If we execute the following query that returns the total number of metrics that span a time range of one day and 12 hours we see that a union query is used to query both the table and view with the appropriate time ranges.

SELECT count(*)
FROM   host_metrics0
WHERE  "event_time" >= timestamp '2020-01-01 00:00:00'
	AND "event_time" < '2020-01-02 12:00:00';
EnumerableAggregate(group=[{}], EXPR$0=[$SUM0($0)])
EnumerableUnion(all=[true])
	EnumerableAggregate(group=[{}], EXPR$0=[COUNT()])
	KuduToEnumerableRel
		KuduProjectRel(EVENT_TIME=[$2])
		KuduFilterRel(ScanToken 1=[event_time GREATER_EQUAL 1577923200000000, event_time LESS 1577966400000000])

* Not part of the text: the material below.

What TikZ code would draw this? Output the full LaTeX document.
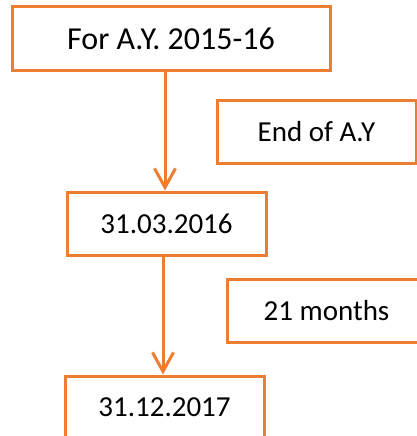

			KuduQuery(table=[[kudu, host_metrics0]])
	EnumerableAggregate(group=[{}], EXPR$0=[$SUM0($3)])
	KuduToEnumerableRel
		KuduFilterRel(ScanToken 1=[event_time GREATER_EQUAL 1577836800000000, event_time LESS 1577923200000000])
		KuduQuery(table=[[kudu, host_metrics0-host_metrics_view0-Day-Aggregation]])

The calcite documentation describes how materialized views work in detail.